The Queen Anne Victorian home on Sycamore Street in Mineola is just as beautiful on the inside as the outside.
The front door opens into a long, wide hallway. To the left, a tall tree glittering with lights highlights a majestic mantle adorned with family stockings. The formal dining room features a country style dining table with a wooden Santa as the centerpiece surrounded by garland. The kitchen is a wide, open space with a breakfast nook and several family dining tables and a wood burning stove.
The Callaway Home is the oldest home standing in Mineola, built in 1892 by Lorenzo Dow Callaway, an influential merchant and former mayor of the town, said Lou Mallory, president of the Wood County Historical Society.
The home features five porches, with two porches in the front that wrap around the front of the house with its original gingerbread brackets, Ms. Mallory said.
The home features single trim underneath the roof and a decorative bay window in the front, which were unusual for the Queen Anne Style, Ms. Mallory said.
Callaway also was a businessman who owned several acres of land and cattle, which were used to construct and maintain roads in the city.
The home is full of family heirlooms and antiques from the current owners Larry and Sue Wisdom and their two college-aged daughters Susannah and Elizabeth. The bedrooms of Susannah and Elizabeth are the only rooms out of tune with the Victorian style and are decorated to the individual girls’ taste.
The couple, who are both theater teachers at Van ISD, said it usually takes a week and a half for the family to put up all the multitude of decorations and trees in the three bedroom, two bathroom home, but this year the tradition was a little different with both girls away for school.
“Susannah said, ‘Don’t you dare get down a tree till I get home, so … I had the trees in their place ready to go,” Larry Wisdom said. (Both girls were) down for a weekend, but we talked and did things and never did one (tree).”
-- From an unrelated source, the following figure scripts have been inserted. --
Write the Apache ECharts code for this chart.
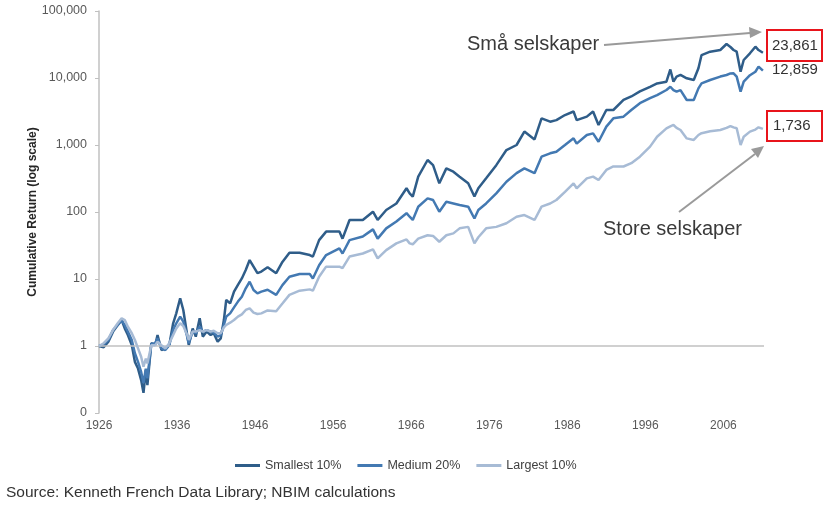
<!DOCTYPE html>
<html>
<head>
<meta charset="utf-8">
<script src="https://cdn.jsdelivr.net/npm/echarts@6/dist/echarts.min.js"></script>
<style>
html,body{margin:0;padding:0;background:#fff;}
#chart{width:828px;height:506px;}
</style>
</head>
<body>
<div id="chart"></div>
<script>
// Axis-year positions of the sampled points (shared by all series)
const years = [
  1926.0,1926.6,1927.2,1927.8,1928.4,1928.9,1929.3,1929.7,1930.2,1930.6,
  1931.0,1931.4,1931.7,1932.0,1932.2,1932.7,1933.2,1933.5,1934.0,1934.5,
  1935.0,1935.5,1935.9,1936.4,1936.8,1937.3,1937.5,1938.0,1938.4,1938.9,
  1939.3,1939.8,1940.3,1940.7,1941.2,1941.6,1942.0,1942.3,1942.8,1943.3,
  1943.8,1944.3,1944.8,1945.3,1945.8,1946.3,1946.8,1947.6,1948.7,1949.5,
  1950.4,1951.7,1953.0,1953.4,1954.2,1955.1,1956.8,1957.2,1958.1,1959.8,
  1961.1,1961.7,1962.8,1964.1,1965.4,1965.8,1966.2,1966.9,1968.1,1968.8,
  1969.6,1970.5,1971.4,1972.2,1973.3,1974.1,1974.6,1975.6,1976.9,1978.2,
  1979.5,1980.5,1981.8,1982.7,1983.8,1984.6,1985.7,1986.8,1987.2,1988.5,
  1989.3,1990.0,1991.0,1991.9,1993.2,1994.2,1995.3,1996.6,1997.5,1998.7,
  1999.2,1999.6,2000.0,2000.5,2001.3,2002.2,2002.8,2003.2,2004.3,2005.6,
  2006.4,2006.9,2007.3,2007.7,2008.2,2008.6,2009.4,2010.1,2010.5,2011.06
];
const smallest10 = [
  1.00,0.96,1.16,1.64,2.06,2.44,1.83,1.46,1.03,0.58,
  0.46,0.31,0.20,0.44,0.26,1.10,1.03,1.46,0.87,0.92,
  1.03,2.18,3.07,5.16,3.45,1.46,1.03,1.83,1.38,2.59,
  1.38,1.64,1.46,1.55,1.16,1.30,2.44,4.86,4.33,6.47,
  8.15,10.2,13.6,19.2,15.3,12.2,12.9,15.0,12.2,18.0,
  24.7,24.7,22.8,21.6,38,51,51,40,76,76,
  101,76,107,134,226,190,170,337,597,500,
  268,448,400,337,268,170,226,318,500,841,
  1000,1590,1210,2500,2230,2350,2800,3160,2350,2650,
  3160,1990,3330,3330,4700,5300,6300,7400,8300,8800,
  13400,8800,10500,11100,9900,9340,14000,22000,24700,26200,
  32150,29000,26200,24700,12430,18560,23350,29350,26150,23861
];
const medium20 = [
  1.00,1.05,1.23,1.73,2.06,2.39,2.06,1.64,1.23,0.78,
  0.58,0.41,0.28,0.46,0.33,1.07,1.10,1.30,0.92,0.87,
  1.03,1.73,2.18,2.74,2.31,1.38,1.10,1.64,1.55,1.94,
  1.64,1.73,1.64,1.58,1.38,1.46,2.06,2.74,3.07,3.77,
  4.60,5.45,7.26,9.10,6.86,6.10,6.47,6.90,5.80,8.10,
  10.8,11.9,11.9,10.2,16,22.8,28.7,24,38,43,
  55,40,57,72,96,85,76,120,160,151,
  101,142,134,127,120,80,107,134,190,283,
  380,448,380,670,751,795,1000,1260,1050,1410,
  1490,1120,1880,2500,2650,3330,4200,5000,5570,6620,
  7400,6600,6250,6600,4700,4700,7000,8300,9340,10500,
  11100,11700,11740,10470,6250,8800,11000,12400,14760,12859
];
const largest10 = [
  1.00,1.10,1.30,1.73,2.18,2.59,2.44,1.94,1.55,1.23,
  0.92,0.69,0.49,0.65,0.55,1.03,1.03,1.16,1.03,0.92,
  1.10,1.46,1.83,2.18,1.99,1.46,1.23,1.64,1.64,1.73,
  1.64,1.73,1.64,1.69,1.55,1.55,1.90,2.06,2.23,2.44,
  2.74,2.97,3.45,3.65,3.15,3.00,3.07,3.40,3.30,4.30,
  5.80,6.70,7.00,6.70,10.8,15.3,15.3,14.5,21.6,24,
  27.7,20.3,27,34,39,34,33,40,45,44,
  36,45,48,57,60,34,42,57,60,68,
  85,90,76,120,134,151,200,268,226,318,
  337,300,425,478,478,535,670,945,1330,1770,
  1900,1990,1800,1675,1255,1190,1410,1500,1600,1675,
  1800,1920,1830,1775,1000,1330,1585,1700,1835,1736
];
const seriesNames = ['Smallest 10%','Medium 20%','Largest 10%'];
const yTicks = [0.1,1,10,100,1000,10000,100000];
const xLabelYears = [1926,1936,1946,1956,1966,1976,1986,1996,2006];
const endLabels = ['23,861','12,859','1,736'];

const colors = ['#2f5d89','#4379b2','#a7bbd5'];
const allValues = [smallest10, medium20, largest10];

const chart = echarts.init(document.getElementById('chart'), null, {renderer:'canvas'});

const series = allValues.map((vals, k) => ({
  name: seriesNames[k],
  type: 'line',
  data: years.map((y, i) => [y, vals[i]]),
  showSymbol: false,
  symbol: 'none',
  lineStyle: {width: 2.5, color: colors[k]},
  itemStyle: {color: colors[k]},
  z: 3 + k
}));
series.unshift({
  name: 'axis1',
  type: 'line',
  data: [],
  silent: true,
  z: 2,
  markLine: {
    silent: true,
    symbol: 'none',
    label: {show: false},
    lineStyle: {color: '#c0c0c0', width: 1.5, type: 'solid'},
    data: [{yAxis: yTicks[1]}]
  }
});

const font = 'Liberation Sans, Arial, sans-serif';

chart.setOption({
  animation: false,
  backgroundColor: '#fff',
  grid: {left: 99, right: 64, top: 11, bottom: 93, containLabel: false},
  xAxis: {
    type: 'value',
    min: xLabelYears[0],
    max: 2011.2,
    interval: 10,
    axisLine: {show: false},
    axisTick: {show: false},
    splitLine: {show: false},
    axisLabel: {
      color: '#595959', fontSize: 12, fontFamily: font, margin: 7,
      showMaxLabel: false,
      formatter: v => xLabelYears.includes(Math.round(v)) && Math.abs(v - Math.round(v)) < 1e-6 ? String(Math.round(v)) : ''
    }
  },
  yAxis: {
    type: 'log',
    logBase: 10,
    min: yTicks[0],
    max: yTicks[yTicks.length - 1],
    name: 'Cumulative Return (log scale)',
    nameLocation: 'middle',
    nameGap: 60,
    nameMoveOverlap: false,
    nameTextStyle: {color: '#262626', fontSize: 12, fontWeight: 'bold', fontFamily: font},
    axisLine: {show: true, lineStyle: {color: '#c0c0c0', width: 1.5}},
    axisTick: {show: true, inside: false, length: 4, lineStyle: {color: '#c0c0c0'}},
    splitLine: {show: false},
    axisLabel: {
      color: '#595959', fontSize: 12.5, fontFamily: font, margin: 12,
      formatter: v => v < 1 ? '0' : Math.round(v).toLocaleString('en-US')
    }
  },
  legend: {
    data: seriesNames,
    left: 230,
    top: 454,
    icon: 'rect',
    itemWidth: 25,
    itemHeight: 3,
    itemGap: 16,
    textStyle: {color: '#404040', fontSize: 12.5, fontFamily: font}
  },
  series: series,
  graphic: [
    {type: 'text', left: 467, top: 34, style: {text: 'Små selskaper', fill: '#3a3a3a', font: '20px ' + font}},
    {type: 'line', shape: {x1: 604, y1: 45, x2: 750, y2: 33}, style: {stroke: '#9a9a9a', lineWidth: 2}},
    {type: 'polygon', shape: {points: [[762, 32], [749, 27], [750, 38]]}, style: {fill: '#9a9a9a'}},
    {type: 'text', left: 603, top: 219, style: {text: 'Store selskaper', fill: '#3a3a3a', font: '20px ' + font}},
    {type: 'line', shape: {x1: 679, y1: 212, x2: 755, y2: 154}, style: {stroke: '#9a9a9a', lineWidth: 2}},
    {type: 'polygon', shape: {points: [[764, 146], [751, 149], [758, 158]]}, style: {fill: '#9a9a9a'}},
    {type: 'rect', shape: {x: 767, y: 30, width: 55, height: 31}, style: {fill: 'none', stroke: '#e8141b', lineWidth: 2}},
    {type: 'rect', shape: {x: 767, y: 111, width: 55, height: 30}, style: {fill: 'none', stroke: '#e8141b', lineWidth: 2}},
    {type: 'text', left: 772, top: 38, style: {text: endLabels[0], fill: '#333', font: '15px ' + font}},
    {type: 'text', left: 772, top: 62, style: {text: endLabels[1], fill: '#333', font: '15px ' + font}},
    {type: 'text', left: 773, top: 118, style: {text: endLabels[2], fill: '#333', font: '15px ' + font}},
    {type: 'text', left: 6, top: 485, style: {text: 'Source: Kenneth French Data Library; NBIM calculations', fill: '#333', font: '15.5px ' + font}}
  ]
});
</script>
</body>
</html>
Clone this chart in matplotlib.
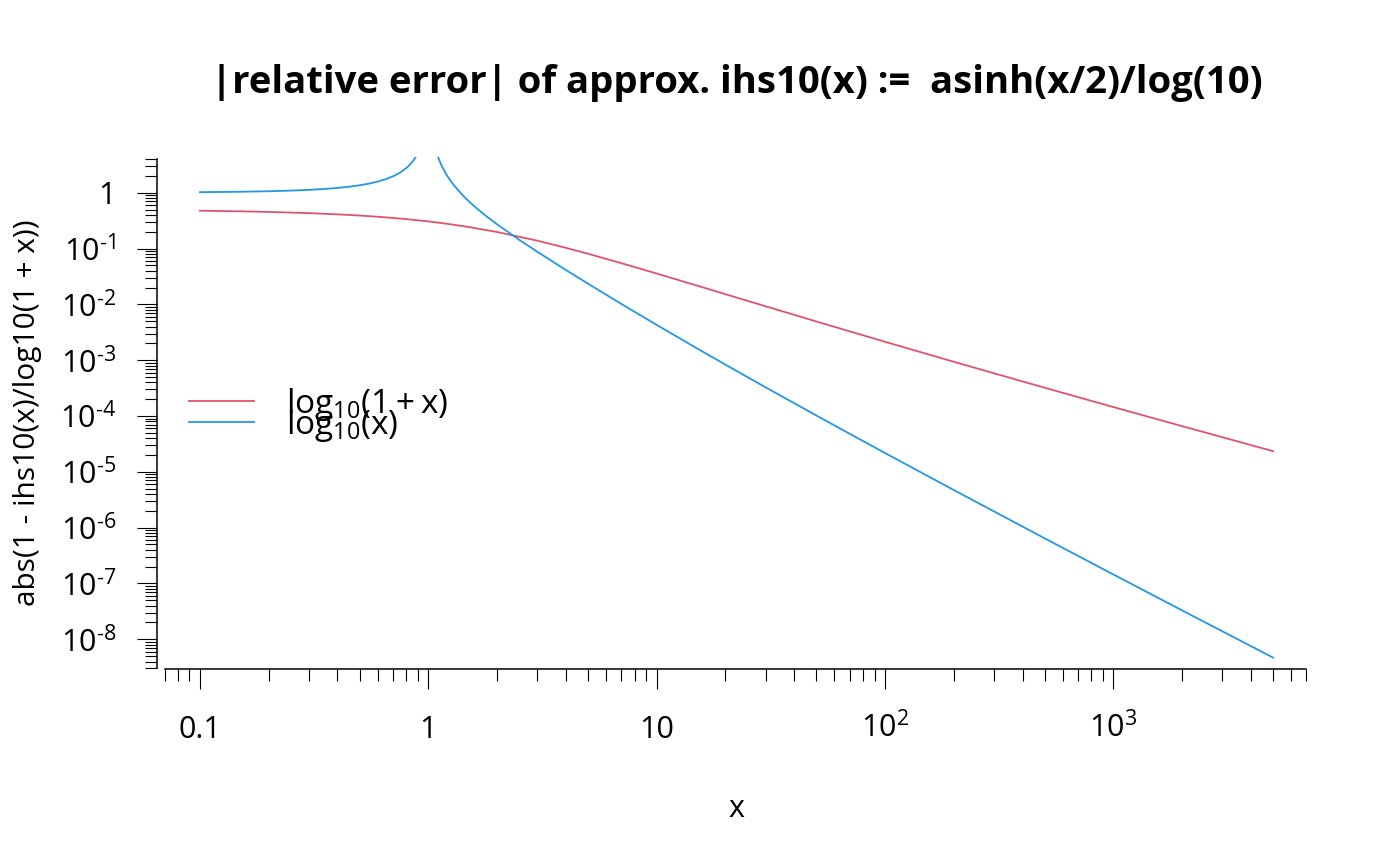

Larry Wisdom said after they left to go back to school, she reluctantly agreed to let her parents do all the decorating.
The home’s namesake and builder was a prosperous and generous man, Ms. Mallory said. He served the city for a total of 16 years and was on the school board. He founded the city’s first bus service and was known to load a wagon full of food baskets and deliver them to needy families on Christmas Eve.
The home originally had six rooms, but soon after its completion a separate room with a bathroom and its own porch was added to help lure a schoolteacher to Mineola, Ms. Mallory said. The teacher could stay in what is now the master bedroom free of charge. The room now serves as the master bedroom, and is still housing teachers, the couple said. Callaway thought teachers were poorly paid and wanted to help them, Ms. Mallory said.
Larry Wisdom said Mrs. Callaway was reluctant to live Mineola because of numerous bars and other non-savory businesses.
“He gathered his family in the parlor here, and he said, ‘We have to stay because I think we have been called to make a difference…’” Larry Wisdom said. “He became an alderman and was into the mercantile here and eventually became the mayor.”
The Wisdoms said the home has a long history. It was used as an elderly home in the 1950s, after which it fell into disrepair. James and Barbara Gowan bought the home in the 1980s and brought it back to its original beauty before selling it in the 1990s to a woman who furnished it but never lived in the home.
Larry Wisdom said he wanted to move from the country into an older home. The couple went to see a house in the city, but Mrs. Wisdom didn’t like it because it was too close to the railroad tracks and felt like a funeral home.
“She was talking to the real estate agent, and she said, ‘The only home I would leave my own house for right now would be the one on Sycamore Street — the blue house,” Larry Wisdom said. “A few days went by and the real estate agent calls us, (and said the current homeowner is) interested in selling the house. It wasn’t even on the market. … It happened so fast, it was so insane.”
The Wisdoms said the home is cherished by the family and isn’t leaving their hands anytime soon.
“Our girls … love this whole thing,” Larry Wisdom said. “They love coming home. It’s a cool thing because I know they value (it), there are cool little stories and they know those stories because we have taken the time to tell that to them. It will always be home for them.”